**Directive:**
Reproduce all the material exactly, minus any pictures it holds.

* Begin *

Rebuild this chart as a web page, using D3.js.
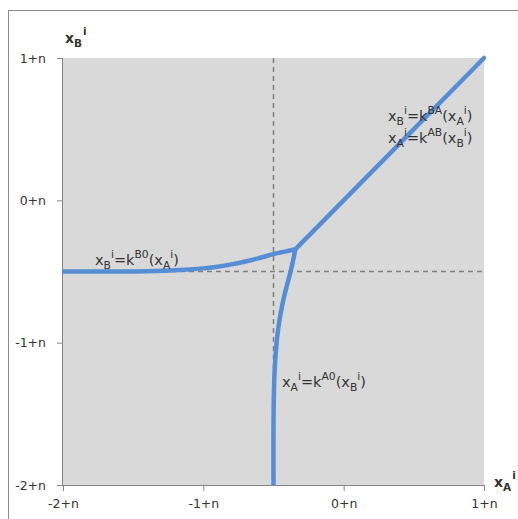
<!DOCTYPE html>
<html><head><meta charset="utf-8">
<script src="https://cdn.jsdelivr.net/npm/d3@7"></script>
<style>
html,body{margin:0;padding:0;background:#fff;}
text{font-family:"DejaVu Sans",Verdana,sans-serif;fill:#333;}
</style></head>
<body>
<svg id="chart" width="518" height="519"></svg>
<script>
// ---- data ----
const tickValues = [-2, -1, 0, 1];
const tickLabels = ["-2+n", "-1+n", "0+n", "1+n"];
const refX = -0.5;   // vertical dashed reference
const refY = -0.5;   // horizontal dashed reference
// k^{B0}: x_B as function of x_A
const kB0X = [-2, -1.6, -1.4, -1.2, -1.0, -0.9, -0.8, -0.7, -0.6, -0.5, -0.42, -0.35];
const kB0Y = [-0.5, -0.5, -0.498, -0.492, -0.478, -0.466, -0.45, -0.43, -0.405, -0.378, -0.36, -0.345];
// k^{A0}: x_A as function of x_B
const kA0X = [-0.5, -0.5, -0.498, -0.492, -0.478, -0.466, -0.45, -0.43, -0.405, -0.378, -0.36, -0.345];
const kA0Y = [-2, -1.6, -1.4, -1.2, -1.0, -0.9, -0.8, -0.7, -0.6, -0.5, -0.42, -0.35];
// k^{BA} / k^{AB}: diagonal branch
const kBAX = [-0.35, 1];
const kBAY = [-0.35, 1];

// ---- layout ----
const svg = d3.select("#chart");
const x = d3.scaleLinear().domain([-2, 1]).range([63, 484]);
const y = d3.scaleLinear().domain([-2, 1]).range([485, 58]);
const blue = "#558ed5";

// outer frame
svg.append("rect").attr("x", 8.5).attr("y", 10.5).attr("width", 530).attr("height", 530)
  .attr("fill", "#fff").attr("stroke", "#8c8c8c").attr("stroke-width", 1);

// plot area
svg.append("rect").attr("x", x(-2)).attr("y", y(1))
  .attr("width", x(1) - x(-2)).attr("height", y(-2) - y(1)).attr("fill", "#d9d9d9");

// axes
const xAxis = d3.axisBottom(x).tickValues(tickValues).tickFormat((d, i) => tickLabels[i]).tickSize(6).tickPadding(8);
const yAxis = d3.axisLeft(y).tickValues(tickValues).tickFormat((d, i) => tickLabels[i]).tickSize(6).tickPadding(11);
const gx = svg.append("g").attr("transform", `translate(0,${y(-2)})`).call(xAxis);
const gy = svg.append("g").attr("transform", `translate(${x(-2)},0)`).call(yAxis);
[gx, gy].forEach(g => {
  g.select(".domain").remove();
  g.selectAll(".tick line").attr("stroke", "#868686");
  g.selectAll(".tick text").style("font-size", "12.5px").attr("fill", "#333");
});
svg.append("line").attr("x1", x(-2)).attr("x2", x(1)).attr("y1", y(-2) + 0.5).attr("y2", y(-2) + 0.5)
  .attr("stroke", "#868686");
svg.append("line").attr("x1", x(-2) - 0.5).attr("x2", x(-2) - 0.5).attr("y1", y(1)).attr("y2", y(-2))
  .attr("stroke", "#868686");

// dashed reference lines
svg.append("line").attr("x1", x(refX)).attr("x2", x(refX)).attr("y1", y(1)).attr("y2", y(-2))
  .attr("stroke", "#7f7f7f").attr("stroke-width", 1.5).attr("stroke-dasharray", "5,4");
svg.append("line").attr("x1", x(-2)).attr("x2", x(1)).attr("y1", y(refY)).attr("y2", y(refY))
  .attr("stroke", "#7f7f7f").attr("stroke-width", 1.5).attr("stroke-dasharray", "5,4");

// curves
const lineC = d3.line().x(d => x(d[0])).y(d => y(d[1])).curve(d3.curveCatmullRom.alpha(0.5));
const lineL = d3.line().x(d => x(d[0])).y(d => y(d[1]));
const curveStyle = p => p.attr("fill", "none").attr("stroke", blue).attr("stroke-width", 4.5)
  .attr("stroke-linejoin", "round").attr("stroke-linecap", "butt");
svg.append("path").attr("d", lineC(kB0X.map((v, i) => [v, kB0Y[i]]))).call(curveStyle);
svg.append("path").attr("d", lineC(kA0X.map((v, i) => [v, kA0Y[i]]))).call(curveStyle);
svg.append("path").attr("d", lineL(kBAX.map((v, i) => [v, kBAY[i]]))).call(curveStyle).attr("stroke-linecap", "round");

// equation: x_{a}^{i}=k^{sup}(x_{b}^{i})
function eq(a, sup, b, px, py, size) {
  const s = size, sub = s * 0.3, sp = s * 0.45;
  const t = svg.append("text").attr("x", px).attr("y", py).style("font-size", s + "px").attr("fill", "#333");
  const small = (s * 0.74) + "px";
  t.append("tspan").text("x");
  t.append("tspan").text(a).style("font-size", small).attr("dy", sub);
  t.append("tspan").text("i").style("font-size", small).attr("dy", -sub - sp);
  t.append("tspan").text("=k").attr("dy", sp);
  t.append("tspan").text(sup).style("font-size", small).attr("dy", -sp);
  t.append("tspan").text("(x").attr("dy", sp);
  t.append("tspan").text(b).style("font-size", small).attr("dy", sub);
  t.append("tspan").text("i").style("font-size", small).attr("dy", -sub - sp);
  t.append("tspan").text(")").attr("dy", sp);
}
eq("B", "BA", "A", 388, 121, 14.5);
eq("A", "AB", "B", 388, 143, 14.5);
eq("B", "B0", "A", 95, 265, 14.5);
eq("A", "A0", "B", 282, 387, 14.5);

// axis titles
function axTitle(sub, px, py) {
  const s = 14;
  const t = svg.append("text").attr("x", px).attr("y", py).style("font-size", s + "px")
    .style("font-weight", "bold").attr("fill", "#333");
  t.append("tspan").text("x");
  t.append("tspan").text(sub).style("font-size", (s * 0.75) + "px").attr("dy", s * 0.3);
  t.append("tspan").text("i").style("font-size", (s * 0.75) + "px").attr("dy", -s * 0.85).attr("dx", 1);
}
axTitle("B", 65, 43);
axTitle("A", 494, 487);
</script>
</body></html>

* End *

**Response to this task:**
Rebuild this chart as a web page, using D3.js.
<!DOCTYPE html>
<html><head><meta charset="utf-8">
<script src="https://cdn.jsdelivr.net/npm/d3@7"></script>
<style>
html,body{margin:0;padding:0;background:#fff;}
text{font-family:"DejaVu Sans",Verdana,sans-serif;fill:#333;}
</style></head>
<body>
<svg id="chart" width="518" height="519"></svg>
<script>
// ---- data ----
const tickValues = [-2, -1, 0, 1];
const tickLabels = ["-2+n", "-1+n", "0+n", "1+n"];
const refX = -0.5;   // vertical dashed reference
const refY = -0.5;   // horizontal dashed reference
// k^{B0}: x_B as function of x_A
const kB0X = [-2, -1.6, -1.4, -1.2, -1.0, -0.9, -0.8, -0.7, -0.6, -0.5, -0.42, -0.35];
const kB0Y = [-0.5, -0.5, -0.498, -0.492, -0.478, -0.466, -0.45, -0.43, -0.405, -0.378, -0.36, -0.345];
// k^{A0}: x_A as function of x_B
const kA0X = [-0.5, -0.5, -0.498, -0.492, -0.478, -0.466, -0.45, -0.43, -0.405, -0.378, -0.36, -0.345];
const kA0Y = [-2, -1.6, -1.4, -1.2, -1.0, -0.9, -0.8, -0.7, -0.6, -0.5, -0.42, -0.35];
// k^{BA} / k^{AB}: diagonal branch
const kBAX = [-0.35, 1];
const kBAY = [-0.35, 1];

// ---- layout ----
const svg = d3.select("#chart");
const x = d3.scaleLinear().domain([-2, 1]).range([63, 484]);
const y = d3.scaleLinear().domain([-2, 1]).range([485, 58]);
const blue = "#558ed5";

// outer frame
svg.append("rect").attr("x", 8.5).attr("y", 10.5).attr("width", 530).attr("height", 530)
  .attr("fill", "#fff").attr("stroke", "#8c8c8c").attr("stroke-width", 1);

// plot area
svg.append("rect").attr("x", x(-2)).attr("y", y(1))
  .attr("width", x(1) - x(-2)).attr("height", y(-2) - y(1)).attr("fill", "#d9d9d9");

// axes
const xAxis = d3.axisBottom(x).tickValues(tickValues).tickFormat((d, i) => tickLabels[i]).tickSize(6).tickPadding(8);
const yAxis = d3.axisLeft(y).tickValues(tickValues).tickFormat((d, i) => tickLabels[i]).tickSize(6).tickPadding(11);
const gx = svg.append("g").attr("transform", `translate(0,${y(-2)})`).call(xAxis);
const gy = svg.append("g").attr("transform", `translate(${x(-2)},0)`).call(yAxis);
[gx, gy].forEach(g => {
  g.select(".domain").remove();
  g.selectAll(".tick line").attr("stroke", "#868686");
  g.selectAll(".tick text").style("font-size", "12.5px").attr("fill", "#333");
});
svg.append("line").attr("x1", x(-2)).attr("x2", x(1)).attr("y1", y(-2) + 0.5).attr("y2", y(-2) + 0.5)
  .attr("stroke", "#868686");
svg.append("line").attr("x1", x(-2) - 0.5).attr("x2", x(-2) - 0.5).attr("y1", y(1)).attr("y2", y(-2))
  .attr("stroke", "#868686");

// dashed reference lines
svg.append("line").attr("x1", x(refX)).attr("x2", x(refX)).attr("y1", y(1)).attr("y2", y(-2))
  .attr("stroke", "#7f7f7f").attr("stroke-width", 1.5).attr("stroke-dasharray", "5,4");
svg.append("line").attr("x1", x(-2)).attr("x2", x(1)).attr("y1", y(refY)).attr("y2", y(refY))
  .attr("stroke", "#7f7f7f").attr("stroke-width", 1.5).attr("stroke-dasharray", "5,4");

// curves
const lineC = d3.line().x(d => x(d[0])).y(d => y(d[1])).curve(d3.curveCatmullRom.alpha(0.5));
const lineL = d3.line().x(d => x(d[0])).y(d => y(d[1]));
const curveStyle = p => p.attr("fill", "none").attr("stroke", blue).attr("stroke-width", 4.5)
  .attr("stroke-linejoin", "round").attr("stroke-linecap", "butt");
svg.append("path").attr("d", lineC(kB0X.map((v, i) => [v, kB0Y[i]]))).call(curveStyle);
svg.append("path").attr("d", lineC(kA0X.map((v, i) => [v, kA0Y[i]]))).call(curveStyle);
svg.append("path").attr("d", lineL(kBAX.map((v, i) => [v, kBAY[i]]))).call(curveStyle).attr("stroke-linecap", "round");

// equation: x_{a}^{i}=k^{sup}(x_{b}^{i})
function eq(a, sup, b, px, py, size) {
  const s = size, sub = s * 0.3, sp = s * 0.45;
  const t = svg.append("text").attr("x", px).attr("y", py).style("font-size", s + "px").attr("fill", "#333");
  const small = (s * 0.74) + "px";
  t.append("tspan").text("x");
  t.append("tspan").text(a).style("font-size", small).attr("dy", sub);
  t.append("tspan").text("i").style("font-size", small).attr("dy", -sub - sp);
  t.append("tspan").text("=k").attr("dy", sp);
  t.append("tspan").text(sup).style("font-size", small).attr("dy", -sp);
  t.append("tspan").text("(x").attr("dy", sp);
  t.append("tspan").text(b).style("font-size", small).attr("dy", sub);
  t.append("tspan").text("i").style("font-size", small).attr("dy", -sub - sp);
  t.append("tspan").text(")").attr("dy", sp);
}
eq("B", "BA", "A", 388, 121, 14.5);
eq("A", "AB", "B", 388, 143, 14.5);
eq("B", "B0", "A", 95, 265, 14.5);
eq("A", "A0", "B", 282, 387, 14.5);

// axis titles
function axTitle(sub, px, py) {
  const s = 14;
  const t = svg.append("text").attr("x", px).attr("y", py).style("font-size", s + "px")
    .style("font-weight", "bold").attr("fill", "#333");
  t.append("tspan").text("x");
  t.append("tspan").text(sub).style("font-size", (s * 0.75) + "px").attr("dy", s * 0.3);
  t.append("tspan").text("i").style("font-size", (s * 0.75) + "px").attr("dy", -s * 0.85).attr("dx", 1);
}
axTitle("B", 65, 43);
axTitle("A", 494, 487);
</script>
</body></html>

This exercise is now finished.